Sunday, September 6, 2015

More attacks on public pensions and services ahead

The market cannot provide a decent retirement
by Richard Mellor
Afscme Local 444, retired

More and more state pension funds are lowering their return expectations which means further cuts in public services, jobs and pensions.  State retirement system cover about 20 million workers and two thirds of them are lowering the expectations the Wall Street Journal reported yesterday.

The changes might not seem significant, a drop from an estimated 8% return to 7.75 or 7.5, but such declines can have a significant affect on public workers as well as services.  A one percentage point drop can increase pension liabilities by 12% an official from the Center for Retirement Research tells the Journal. Boulder Colorado eliminated 100 jobs and made other cuts in response to a series of reductions in the state’s investment forecast.

State’s and municipalities are “cash strapped” is what we hear all the time from the mass media as the US war machine marches on, financing predatory wars and building and maintaining hundreds of military facilities throughout the world; we have to remain fearful of the rest of the world in order for the Pentagon to protect us.

But the corporate wars in Afghanistan and Iraq have been a catastrophic failure.  Meanwhile, the refugee crisis in Europe has one and one cause alone and that is US foreign policy in the Middle East.  US imperialism has been bombing the region for 20 years straight as well as funding the various stooge regimes in the area.  Mubarak, the former Egyptian president, who Hillary Clinton considered like “family” and whose torture cells were widely known, was removed during the “Arab Spring” but not abandoned by his US patrons until it became too much of a liability to hold on to him.

So “cash strapped” doesn’t apply to funding wars and stooge regimes that willingly defend US corporate interests and profits in an area, it only applies to social needs. The reductions in investment forecasts are not nearly enough says Josh McGee who is a senior vice president of public accountability at the Laura and John Arnold Foundation.  Local and state contributions to retirement systems have more than doubled over the past decade to $121 billion in 2014, as contributions rose 50% to $45 billion, the Journal reports.

I have seen this foundation’s name as a contributor to the Public Broadcasting Service. It is headed by John D Arnold, a hedge fund manager (coupon clipper) and money trader.  He traded in energy for one,  and worked for the infamous Enron.  Arnold comes from an “upper class” family and his present wife is a former oil company executive.
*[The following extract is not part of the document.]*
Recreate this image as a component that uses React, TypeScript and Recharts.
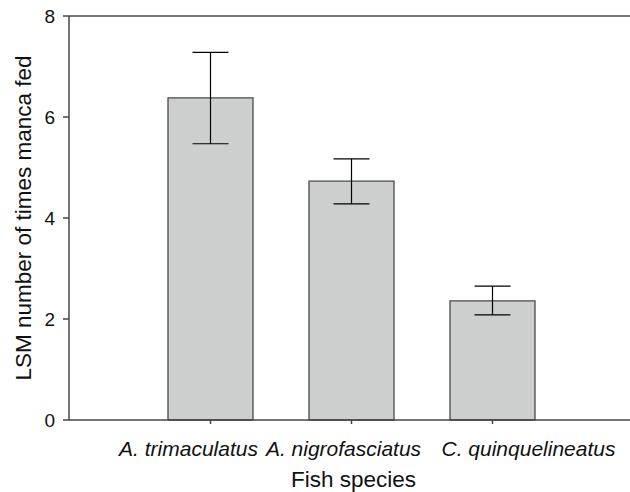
import React from 'react';
import { BarChart, Bar, XAxis, YAxis, ErrorBar, ReferenceLine } from 'recharts';

const species = ['A. trimaculatus', 'A. nigrofasciatus', 'C. quinquelineatus'];
const lsmMeans = [6.38, 4.73, 2.36];
const errLower = [5.47, 4.28, 2.08];
const errUpper = [7.28, 5.17, 2.65];
const yTicks = [0, 2, 4, 6, 8];

const data = species.map((name, i) => ({
    name,
    value: lsmMeans[i],
    err: [lsmMeans[i] - errLower[i], errUpper[i] - lsmMeans[i]],
}));

const FONT = '"Liberation Sans", Arial, sans-serif';
const AXIS = '#474747';

// the species names sit side by side like one line of text, not centred on ticks
const labelShift = [-22, -8, 36];

const SpeciesTick = (props: any) => {
    const { x, y, payload, index } = props;
    return (
        <text x={x + labelShift[index]} y={y} dy={30} textAnchor="middle"
            fontFamily={FONT} fontSize={21} fontStyle="italic" fill="#111">
            {payload.value}
        </text>
    );
};

export default function App() {
    return (
        <div style={{ position: 'absolute', left: 0, top: 0, width: 630, height: 492, background: '#fff' }}>
            <BarChart width={630} height={492} data={data}
                margin={{ top: 16, right: 0, left: 0, bottom: 0 }} barSize={85}>
                <XAxis
                    dataKey="name"
                    height={72}
                    padding={{ left: 71, right: 67 }}
                    stroke={AXIS}
                    strokeWidth={1.5}
                    tickSize={4}
                    tick={<SpeciesTick />}
                    interval={0}
                    label={{
                        content: (p: any) => {
                            const vb = p.viewBox;
                            return (
                                <text x={vb.x + vb.width / 2 + 4} y={vb.y + 67} textAnchor="middle"
                                    fontFamily={FONT} fontSize={22.5} fill="#111">Fish species</text>
                            );
                        },
                    }}
                />
                <YAxis
                    width={69}
                    domain={[0, 8]}
                    ticks={yTicks}
                    stroke={AXIS}
                    strokeWidth={1.5}
                    tickSize={6}
                    tickMargin={8}
                    tick={{ fontFamily: FONT, fontSize: 19, fill: '#111' }}
                    label={{
                        content: (p: any) => {
                            const vb = p.viewBox;
                            const cx = vb.x + 31;
                            const cy = vb.y + vb.height / 2;
                            return (
                                <text x={cx} y={cy} textAnchor="middle" transform={`rotate(-90, ${cx}, ${cy})`}
                                    fontFamily={FONT} fontSize={22.5} fill="#111">LSM number of times manca fed</text>
                            );
                        },
                    }}
                />
                <ReferenceLine y={8} stroke={AXIS} strokeWidth={1.5} />
                <Bar dataKey="value" fill="#cdcfce" stroke="#4a4a4a" strokeWidth={1.3} isAnimationActive={false}>
                    <ErrorBar dataKey="err" width={18} stroke="#000" strokeWidth={1.2} direction="y" />
                </Bar>
            </BarChart>
        </div>
    );
}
The Arnold Foundation while posing as some sort of philanthropic outfit, is committed to undermining public pensions, what it terms “reforming” guaranteed pension benefits. The defined benefit plans have been severely curtailed as workers are forced more and more in to market based programs. 

John Arnold. Never worked, wants to eliminate your pension
This is what Forbes has to say about this warrior of the 1% that wages war on workers: “John Arnold, the natural gas trading wunderkind retired from the hedge fund game last year at age 38 having amassed a fortune of $2.8 billion. He got his start at Enron and is said to have made $750 million in trading profits during the last days of that company in 2001.”

“Retired at 38”, worth almost 3 billion and earned 750 million during the “last days” of Enron. Not bad.  Meanwhile he spends the money he never earned pushing US public television, meager as it already is, further to the right.  It never had ads when I first came to this country; it does now.   And being the “Pull yourself up by your own bootstraps” guy that he is, he wants to ensure that the average American worker does the same as being guaranteed a pension from the state, and one that you can actually live on, makes us soft, it’s just plain communistic.

So if this social parasite and others like him have their way, we can expect further reductions in what are relatively decent pensions in the public sector.

Coupled with the likelihood of another crash in the not so distant future the next generation can look forward to working in to their 70’s for a pension that will barely keep them afloat.  For those of us like this writer who has benefited for a decent public sector pension that should be expanded to all workers, we too are not secure. But that’s the way the 1% like it, that’s how they can retire at 38 with $3 billion.

And we’re  supposed to worry about Iran?